TASK BRIEF
Pick out all lines in the listing holding the string "this" and copy them.
━━━ INFORMATION SHOWN
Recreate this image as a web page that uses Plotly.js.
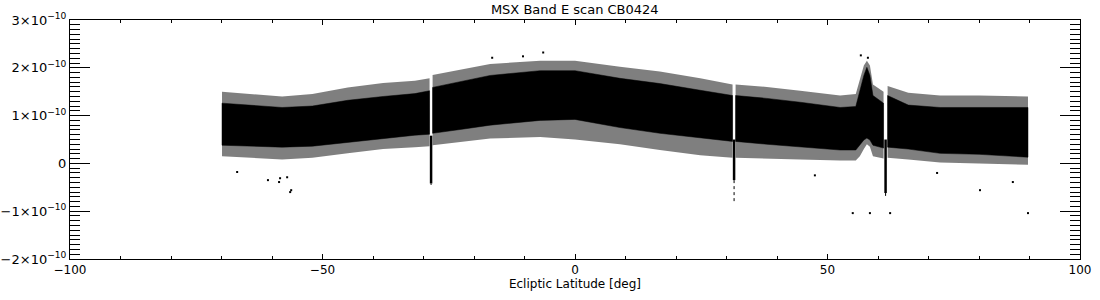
<!DOCTYPE html>
<html>
<head>
<meta charset="utf-8">
<script src="https://cdn.plot.ly/plotly-3.0.1.min.js"></script>
<style>html,body{margin:0;padding:0;background:#fff;}#chart{width:1100px;height:300px;}</style>
</head>
<body>
<div id="chart"></div>
<script>
// Ecliptic latitude samples along the scan (deg)
const lat        = [-69.9, -64, -58.0, -52, -45.0, -38, -31.7, -28.8,
                    -28.2, -22, -16.8, -6.9, 0, 8.9, 16.8, 24.8, 31.2,
                    31.8, 38, 44.6, 52.5, 55.6, 56.4, 57.2, 57.8, 58.4, 59.0, 61.1,
                    61.9, 66, 72.3, 80, 89.7];
// dense core of the scatter band (upper / lower edge)
const coreTop    = [1.26e-10, 1.22e-10, 1.17e-10, 1.20e-10, 1.32e-10, 1.40e-10, 1.46e-10, 1.52e-10,
                    1.59e-10, 1.72e-10, 1.84e-10, 1.94e-10, 1.94e-10, 1.78e-10, 1.67e-10, 1.53e-10, 1.42e-10,
                    1.42e-10, 1.36e-10, 1.28e-10, 1.17e-10, 1.19e-10, 1.53e-10, 1.84e-10, 2.01e-10, 1.84e-10, 1.42e-10, 1.26e-10,
                    1.42e-10, 1.22e-10, 1.17e-10, 1.17e-10, 1.17e-10];
const coreBot    = [0.38e-10, 0.36e-10, 0.34e-10, 0.36e-10, 0.44e-10, 0.52e-10, 0.59e-10, 0.61e-10,
                    0.63e-10, 0.72e-10, 0.80e-10, 0.90e-10, 0.92e-10, 0.75e-10, 0.63e-10, 0.53e-10, 0.46e-10,
                    0.46e-10, 0.40e-10, 0.34e-10, 0.28e-10, 0.28e-10, 0.38e-10, 0.49e-10, 0.53e-10, 0.49e-10, 0.38e-10, 0.32e-10,
                    0.34e-10, 0.30e-10, 0.21e-10, 0.19e-10, 0.13e-10];
// sparse fringe of scattered points around the core
const fringeTop  = [1.50e-10, 1.45e-10, 1.40e-10, 1.45e-10, 1.59e-10, 1.68e-10, 1.73e-10, 1.78e-10,
                    1.85e-10, 1.98e-10, 2.08e-10, 2.15e-10, 2.15e-10, 2.02e-10, 1.92e-10, 1.78e-10, 1.65e-10,
                    1.65e-10, 1.60e-10, 1.52e-10, 1.42e-10, 1.45e-10, 1.78e-10, 2.05e-10, 2.15e-10, 2.05e-10, 1.65e-10, 1.50e-10,
                    1.62e-10, 1.48e-10, 1.42e-10, 1.42e-10, 1.40e-10];
const fringeBot  = [0.15e-10, 0.12e-10, 0.08e-10, 0.12e-10, 0.21e-10, 0.30e-10, 0.34e-10, 0.36e-10,
                    0.38e-10, 0.45e-10, 0.52e-10, 0.55e-10, 0.50e-10, 0.40e-10, 0.28e-10, 0.17e-10, 0.12e-10,
                    0.12e-10, 0.10e-10, 0.08e-10, 0.06e-10, 0.06e-10, 0.15e-10, 0.30e-10, 0.40e-10, 0.35e-10, 0.15e-10, 0.10e-10,
                    0.12e-10, 0.08e-10, 0.02e-10, 0.00e-10, -0.03e-10];
// data gaps (white stripes) in the scan
const gapLat     = [-28.5, 31.5, 61.5];
// negative spikes at the gaps
const spikeLat   = [-28.5, 31.5, 61.5];
const spikeTop   = [0.58e-10, 0.50e-10, 0.50e-10];
const spikeBot   = [-0.42e-10, -0.35e-10, -0.62e-10];
const spikeTail  = [-0.45e-10, -0.82e-10, -0.68e-10];
// isolated outlying samples
const outLat     = [-66.9, -60.8, -58.6, -56.4, -57.0, -56.2, -58.4, 47.5, 71.7, 80.2, 86.7,
                    -16.4, -10.3, -6.3, 56.6, 58.0, 55.0, 58.4, 62.4, 89.7];
const outVal     = [-0.18e-10, -0.35e-10, -0.39e-10, -0.60e-10, -0.29e-10, -0.56e-10, -0.31e-10, -0.25e-10, -0.20e-10, -0.56e-10, -0.39e-10,
                    2.21e-10, 2.24e-10, 2.32e-10, 2.26e-10, 2.21e-10, -1.04e-10, -1.04e-10, -1.04e-10, -1.04e-10];
// axis ticks
const xTickVals  = [-100, -50, 0, 50, 100];
const xTickText  = ['\u2212100', '\u221250', '0', '50', '100'];
const yTickVals  = [-2e-10, -1e-10, 0, 1e-10, 2e-10, 3e-10];
const yTickText  = ['\u22122\u00d710<sup>\u221210</sup>', '\u22121\u00d710<sup>\u221210</sup>', '0',
                    '1\u00d710<sup>\u221210</sup>', '2\u00d710<sup>\u221210</sup>', '3\u00d710<sup>\u221210</sup>'];

// build band polygons, split at the gaps
function bandPolygon(top, bot) {
  const segs = [];
  let cur = [];
  for (let i = 0; i < lat.length; i++) {
    if (cur.length && gapLat.some(g => lat[i - 1] < g && lat[i] > g)) { segs.push(cur); cur = []; }
    cur.push(i);
  }
  segs.push(cur);
  const xs = [], ys = [];
  segs.forEach((s, k) => {
    if (k) { xs.push(null); ys.push(null); }
    s.forEach(i => { xs.push(lat[i]); ys.push(top[i]); });
    s.slice().reverse().forEach(i => { xs.push(lat[i]); ys.push(bot[i]); });
    xs.push(lat[s[0]]); ys.push(top[s[0]]);
  });
  return {xs, ys};
}
const fr = bandPolygon(fringeTop, fringeBot);
const co = bandPolygon(coreTop, coreBot);

function segs(xv, y0, y1) {
  const xs = [], ys = [];
  xv.forEach((x, i) => { xs.push(x, x, null); ys.push(y0[i], y1[i], null); });
  return {xs, ys};
}
const sp = segs(spikeLat, spikeTop, spikeBot);
const st = segs(spikeLat, spikeBot, spikeTail);

const traces = [
  {x: fr.xs, y: fr.ys, type: 'scatter', mode: 'lines', fill: 'toself',
   fillcolor: 'rgba(0,0,0,0.5)', line: {width: 0}, hoverinfo: 'skip'},
  {x: co.xs, y: co.ys, type: 'scatter', mode: 'lines', fill: 'toself',
   fillcolor: '#000', line: {width: 0.5, color: '#000'}, hoverinfo: 'skip'},
  {x: sp.xs, y: sp.ys, type: 'scatter', mode: 'lines', line: {width: 2.5, color: '#000'}, hoverinfo: 'skip'},
  {x: st.xs, y: st.ys, type: 'scatter', mode: 'lines', line: {width: 1, color: '#000', dash: 'dot'}, hoverinfo: 'skip'},
  {x: outLat, y: outVal, type: 'scatter', mode: 'markers',
   marker: {symbol: 'square', size: 2, color: '#000', line: {width: 0}}, hoverinfo: 'skip'}
];

const F = 'DejaVu Sans, Liberation Sans, sans-serif';
const layout = {
  width: 1100, height: 300,
  margin: {l: 70, r: 20, t: 20, b: 41, pad: 0},
  paper_bgcolor: '#fff', plot_bgcolor: '#fff',
  showlegend: false,
  font: {family: F, size: 12, color: '#000'},
  title: {text: 'MSX Band E scan CB0424', font: {family: F, size: 13, color: '#000'},
          x: 0.5225, xref: 'container', xanchor: 'center', y: 0.967, yref: 'container', yanchor: 'middle'},
  xaxis: {
    range: [-100, 100], showgrid: false, zeroline: false,
    showline: true, linecolor: '#000', linewidth: 1, mirror: 'allticks',
    ticks: 'inside', ticklen: 5, tickwidth: 1, tickcolor: '#000',
    tickmode: 'array', tickvals: xTickVals, ticktext: xTickText,
    tickfont: {family: F, size: 12, color: '#000'},
    minor: {dtick: 10, ticks: 'inside', ticklen: 3, tickcolor: '#000', tickwidth: 1, showgrid: false},
    title: {text: 'Ecliptic Latitude [deg]', font: {family: F, size: 12, color: '#000'}, standoff: 2}
  },
  yaxis: {
    range: [-2e-10, 3e-10], showgrid: false, zeroline: false,
    showline: true, linecolor: '#000', linewidth: 1, mirror: 'allticks',
    ticks: 'inside', ticklen: 20, tickwidth: 1, tickcolor: '#000',
    tickmode: 'array', tickvals: yTickVals, ticktext: yTickText,
    tickfont: {family: F, size: 13, color: '#000'},
    minor: {dtick: 1e-11, tick0: 0, ticks: 'inside', ticklen: 10, tickcolor: '#000', tickwidth: 1, showgrid: false}
  }
};

Plotly.newPlot('chart', traces, layout, {staticPlot: true, displayModeBar: false});
</script>
</body>
</html>
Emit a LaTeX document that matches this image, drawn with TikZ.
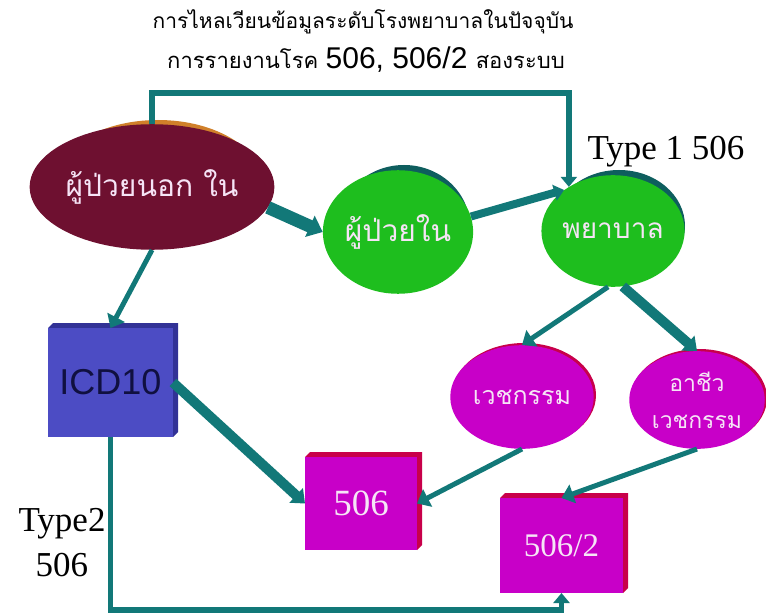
\documentclass[tikz,border=0pt]{standalone}
\usepackage{fontspec}
\setmainfont{Liberation Serif}
\newfontfamily\thai[Script=Thai]{Loma}
\newfontfamily\arial{Liberation Sans}
\usetikzlibrary{shapes.geometric,arrows.meta}
\definecolor{flowc}{RGB}{18,120,120}
\definecolor{maroonf}{RGB}{110,16,48}
\definecolor{orangesh}{RGB}{208,128,42}
\definecolor{greenf}{RGB}{30,190,30}
\definecolor{greensh}{RGB}{14,94,94}
\definecolor{magf}{RGB}{200,0,200}
\definecolor{magsh}{RGB}{200,0,74}
\definecolor{bluef}{RGB}{76,76,196}
\definecolor{bluesh}{RGB}{50,50,150}
\definecolor{textpink}{RGB}{246,228,246}
\begin{document}
\begin{tikzpicture}[x=1bp,y=-1bp,
  ell/.style={ellipse, inner sep=0pt},
  thaitxt/.style={font=\thai\fontsize{#1}{#1}\selectfont, text=textpink},
  boxnode/.style={rectangle, inner sep=0pt},
  flow/.style={draw=flowc, line width=#1},
  tip/.style={-{Triangle[length=#1, width=1.6*#1]}}]
\useasboundingbox (0,0) rectangle (766,614);
% title
\node (t1) at (363,22) {\thai\fontsize{21bp}{21bp}\selectfont การไหลเวียนข้อมูลระดับโรงพยาบาลในปัจจุบัน};
\node (t2) at (366,60) {\thai\fontsize{22bp}{22bp}\selectfont การรายงานโรค \arial\fontsize{30bp}{30bp}\selectfont 506, 506/2 \thai\fontsize{22bp}{22bp}\selectfont สองระบบ};
% shadows
\fill[orangesh] (158,183) ellipse [x radius=104, y radius=63];
\fill[greensh] (404,227) ellipse [x radius=66, y radius=62];
\fill[greensh] (619,226) ellipse [x radius=66, y radius=56];
\fill[magsh] (524,395) ellipse [x radius=72, y radius=52];
\fill[magsh] (699,398) ellipse [x radius=68, y radius=49];
% ellipses
\node[ell, fill=maroonf, minimum width=208, minimum height=126, thaitxt=30bp] (out) at (152,187) {ผู้ป่วยนอก ใน};
\node[ell, fill=greenf, minimum width=132, minimum height=124, thaitxt=30bp] (inp) at (398,232) {ผู้ป่วยใน};
\node[ell, fill=greenf, minimum width=132, minimum height=112, thaitxt=28bp] (nurse) at (613,231) {พยาบาล};
\node[ell, fill=magf, minimum width=144, minimum height=104, thaitxt=25bp] (med) at (522,397) {เวชกรรม};
\node[ell, fill=magf, minimum width=136, minimum height=98, thaitxt=23bp, align=center] (occ) at (697,400) {อาชีว\\[14bp]เวชกรรม};
% boxes with depth
\fill[bluesh] (48,328) -- (53,323) -- (178,323) -- (178,432) -- (173,437) -- (173,328) -- cycle;
\node[boxnode, fill=bluef, minimum width=125, minimum height=109, font=\arial\fontsize{36bp}{36bp}\selectfont, text={rgb,255:red,16;green,16;blue,64}] (icd) at (110.5,382.5) {ICD10};
\fill[magsh] (305,457) -- (310,452) -- (422,452) -- (422,545) -- (417,550) -- (417,457) -- cycle;
\node[boxnode, fill=magf, minimum width=112, minimum height=93, font=\fontsize{37bp}{37bp}\selectfont, text=textpink] (r506) at (361,503.5) {506};
\fill[magsh] (500,498) -- (505,493) -- (628,493) -- (628,588) -- (623,593) -- (623,498) -- cycle;
\node[boxnode, fill=magf, minimum width=123, minimum height=95, font=\fontsize{33bp}{33bp}\selectfont, text=textpink] (r5062) at (561.5,545.5) {506/2};
% labels
\node[font=\fontsize{35bp}{35bp}\selectfont] (type1) at (666,152) {Type 1 506};
\node[font=\fontsize{35bp}{45bp}\selectfont, align=center] (type2) at (62,543) {Type2\\506};
% connectors
\draw[flow=6, tip=10bp] (out.north) -- ++(0,-31) -| (nurse.135);
\draw[flow=13, tip=14bp] (out.-10) -- (inp.west);
\draw[flow=8, tip=10bp] (inp.12) -- (nurse.140);
\draw[flow=5, tip=12bp] (out.south) -- (icd.north);
\draw[flow=10, tip=12bp] (icd.east) -- (r506.west);
\draw[flow=5, tip=12bp] (nurse.-95) -- (med.north);
\draw[flow=10, tip=12bp] (nurse.-80) -- (occ.north);
\draw[flow=5, tip=12bp] (med.south) -- (r506.east);
\draw[flow=5, tip=12bp] (occ.south) -- (r5062.north);
\draw[flow=6, tip=10bp] (icd.south) -- ++(0,173) -| (r5062.south);
\end{tikzpicture}
\end{document}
━━━━━━
OUTPUT OF THE EXERCISE
Recreate this image as a web page that uses Plotly.js.
Emit a LaTeX document that matches this image, drawn with TikZ.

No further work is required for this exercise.